Hi Nadine...it's possible. Copper is used to kill certain aquatic weeds, apart from algae, so if you have desirables, it will bear further research. I would specifically look up the plants you may have, and see if copper might affect them when treating for algae. I do think people who use the ionizers are able to have some plants and do fine. Probably keeping the copper level as low as possible helps too.
@corlejd first of all be sure to use some beneficial bacteria after you get everything started up again. This can help balance the pond, prime a bio filter if you have one, and generally keep the pond cleaner, which also might make it harder for algae to grow. Add floating plants if you can and be sure to visit our blog and you'll get a lot of other ideas on how to keep algae away in a small pond. Hope this helps!

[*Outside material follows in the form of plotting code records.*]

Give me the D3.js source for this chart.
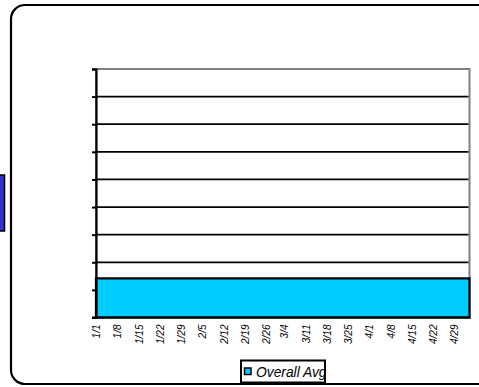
<!DOCTYPE html>
<html>
<head>
<meta charset="utf-8">
<script src="https://cdn.jsdelivr.net/npm/d3@7"></script>
<style>
  html, body { margin: 0; padding: 0; background: #fff; }
  svg { display: block; }
</style>
</head>
<body>
<svg id="chart" width="479" height="387"></svg>
<script>
// Week-start labels along the category axis
const weeks = ["1/1","1/8","1/15","1/22","1/29","2/5","2/12","2/19","2/26","3/4","3/11","3/18","3/25","4/1","4/8","4/15","4/22","4/29"];
// Overall average for each week
const overallAvg = [1.42,1.42,1.42,1.42,1.42,1.42,1.42,1.42,1.42,1.42,1.42,1.42,1.42,1.42,1.42,1.42,1.42,1.42];
// Last day covered by the series
const endLabel = "5/4";
// Value-axis ticks (unlabelled)
const yTicks = [0,1,2,3,4,5,6,7,8,9];
const seriesName = "Overall Avg";

const year = 2001;
const parse = s => { const [m, d] = s.split("/").map(Number); return new Date(year, m - 1, d); };

const svg = d3.select("#chart");
const plot = { left: 96, right: 469.5, top: 69, bottom: 317.5 };

// Outer rounded frame (runs off the right edge)
svg.append("rect")
  .attr("x", 11).attr("y", 5)
  .attr("width", 490).attr("height", 379)
  .attr("rx", 14).attr("ry", 14)
  .attr("fill", "#fff").attr("stroke", "#000").attr("stroke-width", 2.2);

// Partially visible blue block at the left edge
svg.append("rect")
  .attr("x", -10).attr("y", 175)
  .attr("width", 14.5).attr("height", 56)
  .attr("fill", "#3333cc").attr("stroke", "#000").attr("stroke-width", 1.5);

const x = d3.scaleTime()
  .domain([parse(weeks[0]), parse(endLabel)])
  .range([plot.left, plot.right]);
const y = d3.scaleLinear()
  .domain([d3.min(yTicks), d3.max(yTicks)])
  .range([plot.bottom, plot.top]);

// Plot-area border (grey)
svg.append("rect")
  .attr("x", plot.left).attr("y", plot.top)
  .attr("width", plot.right - plot.left).attr("height", plot.bottom - plot.top)
  .attr("fill", "#fff").attr("stroke", "#808080").attr("stroke-width", 2);

// Horizontal gridlines
svg.append("g")
  .selectAll("line")
  .data(yTicks.filter(t => t > 0 && t < d3.max(yTicks)))
  .join("line")
  .attr("x1", plot.left).attr("x2", plot.right - 1)
  .attr("y1", d => y(d)).attr("y2", d => y(d))
  .attr("stroke", "#000").attr("stroke-width", 1.8);

// Series as a stepped area spanning each week
const pts = weeks.map((w, i) => ({ date: parse(w), v: overallAvg[i] }));
pts.push({ date: parse(endLabel), v: overallAvg[overallAvg.length - 1] });
const area = d3.area()
  .curve(d3.curveStepAfter)
  .x(d => x(d.date))
  .y0(y(0))
  .y1(d => y(d.v));
svg.append("path")
  .datum(pts)
  .attr("d", area)
  .attr("fill", "#00ccff")
  .attr("stroke", "#000").attr("stroke-width", 2.2)
  .attr("stroke-linejoin", "miter");

// Value axis: line and tick marks, no labels
const yAxis = d3.axisLeft(y).tickValues(yTicks).tickSize(4).tickFormat("");
const yg = svg.append("g").attr("transform", `translate(${plot.left},0)`).call(yAxis);
yg.select(".domain").attr("stroke", "#000").attr("stroke-width", 2.2);
yg.selectAll(".tick line").attr("stroke", "#000").attr("stroke-width", 2);

// Category axis baseline
svg.append("line")
  .attr("x1", plot.left - 4).attr("x2", plot.right + 1)
  .attr("y1", y(0)).attr("y2", y(0))
  .attr("stroke", "#000").attr("stroke-width", 2.2);

// Week labels, rotated
const xAxis = d3.axisBottom(x)
  .tickValues(weeks.map(parse))
  .tickSize(0)
  .tickFormat(d => `${d.getMonth() + 1}/${d.getDate()}`);
const xg = svg.append("g").attr("transform", `translate(0,${y(0)})`).call(xAxis);
xg.select(".domain").remove();
xg.selectAll(".tick text")
  .attr("transform", "rotate(-90)")
  .attr("x", -7).attr("y", 0).attr("dy", "0.35em")
  .attr("text-anchor", "end")
  .attr("font-family", "Liberation Sans, Arial, sans-serif")
  .attr("font-style", "italic")
  .attr("font-size", 10)
  .attr("fill", "#000");

// Legend
const lg = svg.append("g");
svg.append("defs").append("clipPath").attr("id", "legend-clip")
  .append("rect").attr("x", 241).attr("y", 360.5).attr("width", 84).attr("height", 22);
lg.append("rect")
  .attr("x", 241).attr("y", 360.5).attr("width", 84).attr("height", 22)
  .attr("fill", "#fff");
lg.append("rect")
  .attr("x", 244.5).attr("y", 368).attr("width", 6.5).attr("height", 6.5)
  .attr("fill", "#00ccff").attr("stroke", "#000").attr("stroke-width", 1.5);
lg.append("text")
  .attr("x", 256).attr("y", 377)
  .attr("clip-path", "url(#legend-clip)")
  .attr("font-family", "Liberation Sans, Arial, sans-serif")
  .attr("font-style", "italic")
  .attr("font-size", 13.8)
  .attr("fill", "#000")
  .text(seriesName);
lg.append("rect")
  .attr("x", 241).attr("y", 360.5).attr("width", 84).attr("height", 22)
  .attr("fill", "none").attr("stroke", "#000").attr("stroke-width", 2);
</script>
</body>
</html>
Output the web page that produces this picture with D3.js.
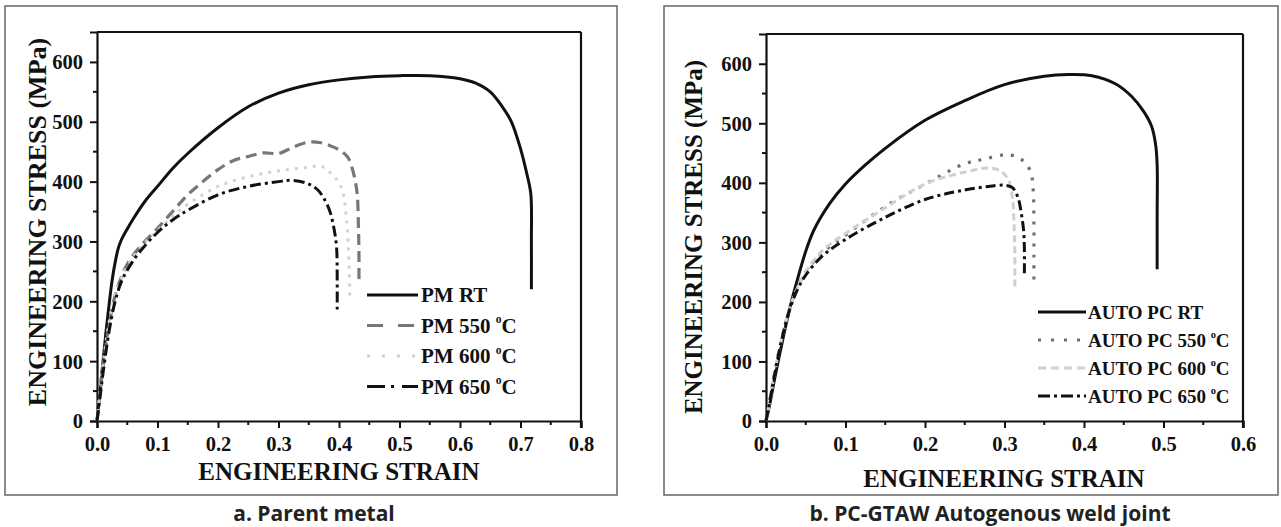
<!DOCTYPE html>
<html><head><meta charset="utf-8">
<script src="https://cdn.jsdelivr.net/npm/d3@7"></script>
<style>body{margin:0;background:#fff}svg{display:block}</style>
</head><body>
<svg id="c" width="1281" height="527"></svg>
<script>
// ---------- DATA ----------
const pmXTicks = [0,0.1,0.2,0.3,0.4,0.5,0.6,0.7,0.8];
const pcXTicks = [0,0.1,0.2,0.3,0.4,0.5,0.6];
const yTicks = [0,100,200,300,400,500,600];

const pmLabels = ["PM RT","PM 550 ","PM 600 ","PM 650 "];
const pcLabels = ["AUTO PC RT","AUTO PC 550 ","AUTO PC 600 ","AUTO PC 650 "];

const pmRT = [[0,0],[0.005,50],[0.01,100],[0.015,150],[0.02,195],[0.025,235],[0.03,265],[0.035,288],[0.04,302],[0.05,321],[0.06,338],[0.08,368],[0.1,392],[0.125,422],[0.15,447],[0.2,490],[0.25,525],[0.3,548],[0.35,562],[0.4,570],[0.45,575],[0.5,577],[0.55,577],[0.6,572],[0.625,565],[0.65,550],[0.67,525],[0.685,500],[0.7,455],[0.71,415],[0.717,380],[0.718,300],[0.718,220]];
const pm550 = [[0,0],[0.005,45],[0.01,90],[0.02,160],[0.03,210],[0.04,240],[0.05,262],[0.07,290],[0.1,322],[0.125,350],[0.15,378],[0.175,400],[0.2,420],[0.225,435],[0.25,442],[0.275,448],[0.3,447],[0.325,458],[0.35,466],[0.37,465],[0.39,458],[0.405,450],[0.415,440],[0.425,410],[0.43,380],[0.432,330],[0.433,280],[0.433,230]];
const pm600 = [[0,0],[0.005,50],[0.01,95],[0.02,165],[0.03,210],[0.04,238],[0.05,258],[0.07,288],[0.1,318],[0.125,342],[0.15,362],[0.2,392],[0.25,408],[0.3,418],[0.35,424],[0.37,426],[0.385,415],[0.4,398],[0.408,375],[0.412,340],[0.415,300],[0.417,250],[0.418,205]];
const pm650 = [[0,0],[0.005,40],[0.01,80],[0.02,150],[0.03,200],[0.04,232],[0.05,252],[0.07,282],[0.1,315],[0.125,336],[0.15,352],[0.2,378],[0.25,392],[0.3,400],[0.325,402],[0.35,396],[0.365,386],[0.375,372],[0.385,350],[0.392,320],[0.396,290],[0.397,240],[0.397,180]];

const pcRT = [[0,0],[0.005,30],[0.01,65],[0.02,130],[0.03,190],[0.04,240],[0.05,285],[0.06,320],[0.08,365],[0.1,398],[0.125,430],[0.15,458],[0.2,505],[0.25,538],[0.3,565],[0.35,579],[0.38,582],[0.41,580],[0.44,566],[0.46,545],[0.475,520],[0.485,495],[0.49,465],[0.492,430],[0.492,340],[0.492,255]];
const pc550 = [[0,0],[0.005,35],[0.01,75],[0.02,140],[0.03,190],[0.04,225],[0.05,250],[0.07,282],[0.1,312],[0.15,360],[0.2,398],[0.25,432],[0.275,440],[0.3,447],[0.315,444],[0.325,435],[0.333,418],[0.336,390],[0.337,330],[0.337,270],[0.337,225]];
const pc600 = [[0,0],[0.005,35],[0.01,75],[0.02,140],[0.03,190],[0.04,225],[0.05,250],[0.07,285],[0.1,315],[0.15,358],[0.2,398],[0.25,418],[0.28,425],[0.295,420],[0.305,405],[0.31,375],[0.312,330],[0.313,280],[0.313,220]];
const pc650 = [[0,0],[0.005,35],[0.01,72],[0.02,138],[0.03,188],[0.04,222],[0.05,245],[0.07,276],[0.1,305],[0.15,342],[0.2,372],[0.25,388],[0.28,394],[0.3,396],[0.31,392],[0.317,375],[0.321,350],[0.324,320],[0.325,290],[0.325,245]];

// ---------- DRAW ----------
const svg = d3.select("#c");
const serif = "'Liberation Serif','Times New Roman',serif";

function panel(opt){
  const g = svg.append("g");
  g.append("rect").attr("x",opt.frame[0]).attr("y",opt.frame[1]).attr("width",opt.frame[2]).attr("height",opt.frame[3])
    .attr("fill","none").attr("stroke","#666").attr("stroke-width",1.5);
  const x = d3.scaleLinear().domain(opt.xDomain).range(opt.xRange);
  const y = d3.scaleLinear().domain([0,650]).range(opt.yRange);

  // minor ticks
  const xMinor = d3.range(opt.xDomain[0]+0.05, opt.xDomain[1], 0.1);
  g.selectAll(null).data(xMinor).join("line")
    .attr("x1",d=>x(d)).attr("x2",d=>x(d)).attr("y1",y(0)).attr("y2",y(0)+4)
    .attr("stroke","#111").attr("stroke-width",2);
  g.selectAll(null).data(d3.range(50,650,100)).join("line")
    .attr("y1",d=>y(d)).attr("y2",d=>y(d)).attr("x1",x(0)).attr("x2",x(0)-4)
    .attr("stroke","#111").attr("stroke-width",2);

  const xa = g.append("g").attr("transform",`translate(0,${y(0)})`)
    .call(d3.axisBottom(x).tickValues(opt.xTicks).tickFormat(d3.format(".1f")).tickSize(7).tickPadding(8));
  const ya = g.append("g").attr("transform",`translate(${x(0)},0)`)
    .call(d3.axisLeft(y).tickValues(yTicks).tickFormat(d3.format("d")).tickSize(7).tickPadding(7));
  [xa,ya].forEach(a=>{
    a.select(".domain").attr("stroke","#111").attr("stroke-width",2.2);
    a.selectAll(".tick line").attr("stroke","#111").attr("stroke-width",2);
    a.selectAll("text").attr("font-family",serif).attr("font-weight","bold").attr("font-size",20.5).attr("fill","#111");
  });
  ya.selectAll("text").attr("dy","0.34em");
  // top & right frame
  g.append("line").attr("x1",x(opt.xDomain[0])).attr("x2",x(opt.xDomain[1])).attr("y1",y(650)).attr("y2",y(650))
    .attr("stroke","#111").attr("stroke-width",2.2);
  g.append("line").attr("x1",x(opt.xDomain[1])).attr("x2",x(opt.xDomain[1])).attr("y1",y(650)).attr("y2",y(0)+7)
    .attr("stroke","#111").attr("stroke-width",2.2);

  // titles
  g.append("text").attr("x",opt.xTitle[0]).attr("y",opt.xTitle[1]).attr("text-anchor","middle")
    .attr("font-family",serif).attr("font-weight","bold").attr("font-size",25).attr("fill","#111")
    .text("ENGINEERING STRAIN");
  g.append("text").attr("transform",`translate(${opt.yTitle[0]},${opt.yTitle[1]}) rotate(-90)`).attr("text-anchor","middle")
    .attr("font-family",serif).attr("font-weight","bold").attr("font-size",opt.yTitleSize).attr("fill","#111")
    .attr("dominant-baseline","central")
    .text("ENGINEERING STRESS (MPa)");

  // curves
  const line = d3.line().x(d=>x(d[0])).y(d=>y(d[1])).curve(d3.curveCatmullRom.alpha(0.5));
  opt.series.forEach(s=>{
    g.append("path").datum(s.data).attr("d",line).attr("fill","none")
      .attr("stroke",s.color).attr("stroke-width",s.w).attr("stroke-dasharray",s.dash)
      .attr("stroke-linecap",s.cap||"butt");
  });

  // legend
  const L = opt.legend;
  opt.series.forEach((s,i)=>{
    const yy = L.y0 + i*L.dy;
    g.append("line").attr("x1",L.x1).attr("x2",L.x2).attr("y1",yy).attr("y2",yy)
      .attr("stroke",s.color).attr("stroke-width",s.w).attr("stroke-dasharray",s.ldash)
      .attr("stroke-linecap",s.cap||"butt");
    const t = g.append("text").attr("x",L.tx).attr("y",yy).attr("dy","0.35em")
      .attr("font-family",serif).attr("font-weight","bold").attr("font-size",L.size).attr("fill","#111");
    t.append("tspan").text(opt.labels[i]);
    if(i>0){
      t.append("tspan").attr("font-size",L.size*0.55).attr("dy",-L.size*0.45).text("o");
      t.append("tspan").attr("dy",L.size*0.45).text("C");
    }
  });

  svg.append("text").attr("x",opt.caption[0]).attr("y",opt.caption[1]).attr("text-anchor","middle")
    .attr("font-family","'Open Sans',Lato,sans-serif").attr("font-weight","bold").attr("font-size",21).attr("fill","#222")
    .text(opt.captionText);
}

panel({
  frame:[5,6,612,489], xDomain:[0,0.8], xRange:[97,581], yRange:[421,32], xTicks:pmXTicks,
  xTitle:[339,480], yTitle:[37,222], yTitleSize:26,
  labels:pmLabels,
  series:[
    {data:pmRT,color:"#111",w:3,dash:null,ldash:null},
    {data:pm550,color:"#777",w:3.2,dash:"11,6",ldash:"16,15"},
    {data:pm600,color:"#d2d2d2",w:3,dash:"3,6",ldash:"3,12"},
    {data:pm650,color:"#111",w:3,dash:"11,4,3,4",ldash:"18,6,3,8,16"}
  ],
  legend:{x1:367,x2:418,tx:421,y0:295,dy:30.5,size:21},
  caption:[314,521], captionText:"a. Parent metal"
});

panel({
  frame:[664,6,614,489], xDomain:[0,0.6], xRange:[766,1243], yRange:[421,34], xTicks:pcXTicks,
  xTitle:[1004,487], yTitle:[693,237], yTitleSize:25,
  labels:pcLabels,
  series:[
    {data:pcRT,color:"#111",w:3,dash:null,ldash:null},
    {data:pc550,color:"#707070",w:3.2,dash:"3,8",ldash:"3,10"},
    {data:pc600,color:"#d0d0d0",w:3,dash:"7,4",ldash:"8,5"},
    {data:pc650,color:"#111",w:3,dash:"10,4,3,4",ldash:"12,4,3,4"}
  ],
  legend:{x1:1038,x2:1086,tx:1088,y0:312,dy:28,size:19},
  caption:[990,521], captionText:"b. PC-GTAW Autogenous weld joint"
});
</script>
</body></html>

It would depend somewhat on it's size as to what I would do about it specifically, but in general I like to start almost every pond with aeration and some beneficial bacteria to try to clean the pond up naturally. Often enough, doing so will begin to reduce the nutrients that feed algae growth and it will regress when those nutrients get low enough or are unavailable. To me, this is the most logical, first step to try, then the protocols may start to differ between large and small ponds.
I'm not going to claim to be a turtle expert but I would say as long as your pH is reasonable...6.8 to 7.5...ionizers or any type of copper related product should be safe to use. Turtles have something in their favor over fish...if oxygen drops low enough they can come out of the pond and still breath. So the main consideration would be copper toxicity...and again, that's related to pH levels mostly.